Hard to believe we are finishing up the second week of school. After eight years of homeschooling the grades, and I guess more years if you count in the last kindergarten year, I have come to a few conclusions regarding scheduling that could be helpful to other parents:
1. Schedule your school year and have your blocks cover LESS time than the weeks of school you have available. For instance, if you have 35 weeks for school, plan blocks for 32 weeks. This way, you can take advantage of being a homeschooler and go visit places around you, go to neighborhood farms, or whatever it is in your area that you would like to visit and do during the school year and not feel guilty about “losing days”. This is not as big an issue in grades 1-5, as these experiences work into the curriculum and there is less “bookwork”, but I think it does become more of an issue in the upper grades.
2. Schedule your starting date carefully. For quite a while when my oldest was little, we always started after Labor Day. Then I adjusted and started when the children in our neighborhood were starting . This year, our start date was around then. One child in the grades was enthusiastic to go back and the other child was decidedly not. So, you may not make everyone happy, but I feel like this year we could have started a few weeks after we actually did.
Six Year Old Kindergarten – It is so much fun having a little kindergartner in the house! We have worked with the stories of St. Herman of Alaska, St. Mary and this coming week St. Aidan as part of our family religious life. We have had a very long circle with foot plays, fingerplays,, and songs based upon the them of the garden, especially sunflowers and insects. I have taken the story of “Hans and the Beautiful Flower” and modified it for our season and geographic area and told it with silk marionettes, with wooden figures, and without props. We have baked, painted, made seasonal crafts, and modeled with beeswax. Kindergarteners,, at least mine, are such willing helpers around the house too, so all the cleaning and sweeping is part of our daily lives and tasks. Our little guy is just naturally counting forwards and backwards as part of life, and picking out letters and sounds by himself. So, I think when we get to first grade next fall it will be a fun year. I already have an idea for a theme for first grade circulating in my head! Other than that, he is busy playing and being active.
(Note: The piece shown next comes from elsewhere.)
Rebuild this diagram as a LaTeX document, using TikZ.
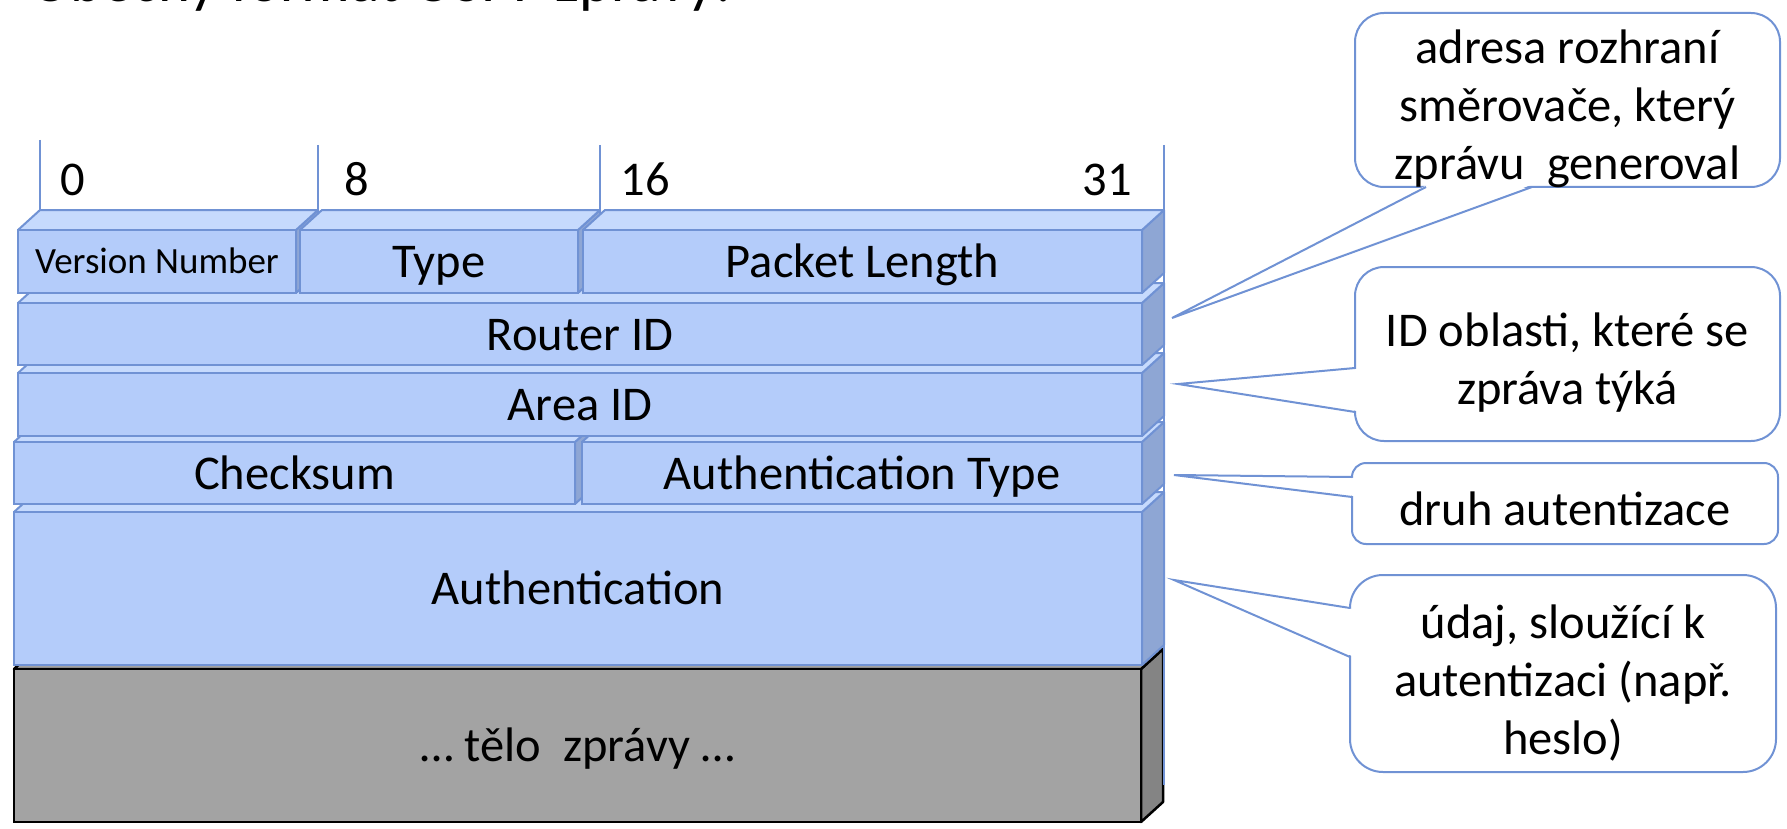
\documentclass[tikz,border=0pt]{standalone}
\usepackage{fontspec}
\setmainfont{Carlito}
\usetikzlibrary{calc}
\definecolor{bfront}{RGB}{180,204,250}
\definecolor{btop}{RGB}{198,218,253}
\definecolor{bside}{RGB}{142,166,212}
\definecolor{bline}{RGB}{112,146,212}
\definecolor{gfront}{RGB}{163,163,163}
\definecolor{gside}{RGB}{132,132,132}
\tikzset{
  bluside/.style={fill=bside, draw=bline, line width=2pt, line join=round},
  blutop/.style={fill=btop, draw=bline, line width=2pt, line join=round},
  blufront/.style={fill=bfront, draw=bline, line width=2pt},
  grayside/.style={fill=gside, draw=black, line width=2.5pt, line join=round},
  graytop/.style={fill=gfront, draw=black, line width=2.5pt, line join=round},
  grayfront/.style={fill=gfront, draw=black, line width=2.5pt},
  lbl/.style={font=\fontsize{48.5}{58}\selectfont, inner sep=0pt, text height=32pt, text depth=0pt},
  lblsmall/.style={font=\fontsize{37}{44}\selectfont, inner sep=0pt, text height=24pt, text depth=0pt},
  ruler/.style={draw=bline, line width=2pt},
  callbox/.style={draw=bline, fill=white, line width=2pt, inner sep=0pt, outer sep=0pt},
  calltext/.style={align=center, inner sep=0pt, font=\fontsize{48.5}{58}\selectfont},
  callline/.style={draw=bline, line width=2pt, line join=miter},
}
% #1 name, #2 x1, #3 y1, #4 x2, #5 y2, #6 kind, #7 label style, #8 text
\newcommand\cub[8]{%
  \path[#6side] (#4,#3) -- (#4+22,#3-20) -- (#4+22,#5-20) -- (#4,#5) -- cycle;
  \path[#6top] (#2,#3) -- (#2+22,#3-20) -- (#4+22,#3-20) -- (#4,#3) -- cycle;
  \path[#6front] (#2,#3) rectangle (#4,#5);
  \node[#7] (#1) at ({(#2+#4)/2},{(#3+#5)/2}) {#8};
}
\begin{document}
\begin{tikzpicture}[x=1pt,y=-1pt]
\useasboundingbox (0,0) rectangle (1787,829);
\begin{scope}
\clip (0,0) rectangle (1787,829);
\node[anchor=base west, inner sep=0pt, font=\fontsize{61}{70}\selectfont] (title) at (30,2) {Obecný formát OSPF zprávy:};
\end{scope}

% stacked blocks, from bottom to top
\cub{body}{14}{669}{1141}{822}{gray}{lbl}{… tělo\ \ zprávy …}
\cub{auth}{14}{512}{1142}{665}{blu}{lbl}{Authentication}
\cub{chk}{14}{442}{575}{504}{blu}{lbl}{Checksum}
\cub{atype}{582}{442}{1142}{504}{blu}{lbl}{Authentication Type}
\cub{area}{18}{373}{1142}{436}{blu}{lbl}{Area ID}
\cub{rid}{18}{303}{1142}{365}{blu}{lbl}{Router ID}
\cub{ver}{18}{230}{296}{293}{blu}{lblsmall}{Version Number}
\cub{type}{300}{230}{578}{293}{blu}{lbl}{Type}
\cub{plen}{583}{230}{1142}{293}{blu}{lbl}{Packet Length}

% ruler
\coordinate (r0a) at (40,140);  \coordinate (r0b) at (40,210);
\coordinate (r8a) at (318,145); \coordinate (r8b) at (318,210);
\coordinate (r16a) at (600,145); \coordinate (r16b) at (600,210);
\coordinate (r31a) at (1164,145); \coordinate (r31b) at (1164,785);
\draw[ruler] (r0a) -- (r0b);
\draw[ruler] (r8a) -- (r8b);
\draw[ruler] (r16a) -- (r16b);
\draw[ruler] (r31a) -- (r31b);
\node[lbl] (b0) at (73,180) {0};
\node[lbl] (b8) at (357,180) {8};
\node[lbl] (b16) at (645,180) {16};
\node[lbl] (b31) at (1107,180) {31};

% callouts
\node[callbox, rounded corners=29pt, minimum width=425pt, minimum height=174pt] (c1) at (1567.5,100) {};
\node[callbox, rounded corners=29pt, minimum width=425pt, minimum height=174pt] (c2) at (1567.5,354) {};
\node[callbox, rounded corners=14pt, minimum width=426pt, minimum height=81pt] (c3) at (1565,503.5) {};
\node[callbox, rounded corners=33pt, minimum width=426pt, minimum height=197pt] (c4) at (1563,673.5) {};

\coordinate (t1) at (1172,318);
\coordinate (t2) at (1178,384);
\coordinate (t3) at (1174,475);
\coordinate (t4) at (1174,580);

% pointer of c1 (bottom edge)
\fill[white] ($(c1.south west)+(72,-2)$) -- (t1) -- ($(c1.south west)+(176,-2)$) -- cycle;
\draw[callline] ($(c1.south west)+(71,0)$) -- (t1) -- ($(c1.south west)+(177,0)$);
% pointer of c2 (left edge)
\fill[white] ($(c2.north west)+(2,102)$) -- (t2) -- ($(c2.north west)+(2,144)$) -- cycle;
\draw[callline] ($(c2.north west)+(0,101)$) -- (t2) -- ($(c2.north west)+(0,145)$);
% pointer of c3
\fill[white] ($(c3.north west)+(2,15)$) -- (t3) -- ($(c3.north west)+(2,33)$) -- cycle;
\draw[callline] ($(c3.north west)+(0,14)$) -- (t3) -- ($(c3.north west)+(0,34)$);
% pointer of c4
\fill[white] ($(c4.north west)+(2,34)$) -- (t4) -- ($(c4.north west)+(2,81)$) -- cycle;
\draw[callline] ($(c4.north west)+(0,33)$) -- (t4) -- ($(c4.north west)+(0,82)$);

% callout texts
\node[calltext] (c1t) at ($(c1.center)+(0,9)$) {adresa rozhraní\\směrovače, který\\zprávu\ \ generoval};
\node[calltext] (c2t) at ($(c2.center)+(0,9)$) {ID oblasti, které se\\zpráva týká};
\node[calltext] (c3t) at ($(c3.center)+(0,5)$) {druh autentizace};
\node[calltext] (c4t) at ($(c4.center)+(0,10)$) {údaj, sloužící k\\autentizaci (např.\\heslo)};
\end{tikzpicture}
\end{document}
Fifth Grade – We started this year with a good, solid rhythm. We have two opening verses, several tongue twisters and then math games with either bean bags, a ball or copper rods, along with a botany verse and sometimes a tie-in with grammar. Then we normally review math, cursive writing and/or some spelling, and have a brief break for a read-aloud . These past few weeks we have read Holling C. Holling’s “Tree in the Trail” and “Paddle to the Sea” and got acquainted with maps of the United States… Then we have a little verse for beginning our main lesson and we have been diving into botany. Our first week of botany felt a little unsettled and rather lukewarm, but this second week focusing on fungi and moving into algae has been very good. We had a mushroom hunt and have been doing drawing, wet on wet painting, and clay modeling of mushrooms. We have practiced quite a bit of shaded drawing. Next week we have a field trip planned to a local garden, and I hope to keep things active the rest of this block. I have more to say on this block since it is our second time through the material, and I hope to write a post on this topic.
Eighth Grade – Our eighth grader was not ready to go back to school, so rather an unenthusiastic first week…although the work itself has been fine. Our eighth grader really enjoys geometry and geometric constructions, but I am still really thinking about this Platonic Solids block. One of the main pieces of this block that I learned in a workshop from our local Waldorf School is the transformation in clay from one Platonic Solid to another. Both my daughter and I found this rather daunting and difficult. Constructing these solids through the construction of paper nets and making models was more successful, and I think working with dowels and beeswax would be another way to approach this, although neither of these approaches has the fluidity of transforming one solid to another. We tied each element into one of the elemental forces (air, wind, water, fire and finally the cosmic force) and into where it generally appears in nature, but it all still felt rather flat to me. The resources we used including “Making Math Meaningful”; “Mathematics in Nature, Space and Time” and the little book “Platonic Solids” by Sutton, plus my notes and experiences from the workshop I attended. We moved into Loci toward the end of this week – constructing curves from straight lines, such as the Parabola, etc. “Making Math Meaningful” was helpful in this endeavor, although sometimes I find their instructions less than clear for non-mathematician me.
We have also been reviewing math, doing vocabulary, and reading “Across Five Aprils” and digging into literary analysis of this book. We have also spent some extra time discussing some life skills – great conversation skills and personal finance. I had grand plans to do World Geography for two afternoons a week to tie all the geography we have been doing since fifth grade together, but that hasn’t come together. I will see if we can get that started next week.
We have been doing some handwork in the afternoons, and busy in general with horses, 4H, and swimming.
Hope you all have had a good start to your school year!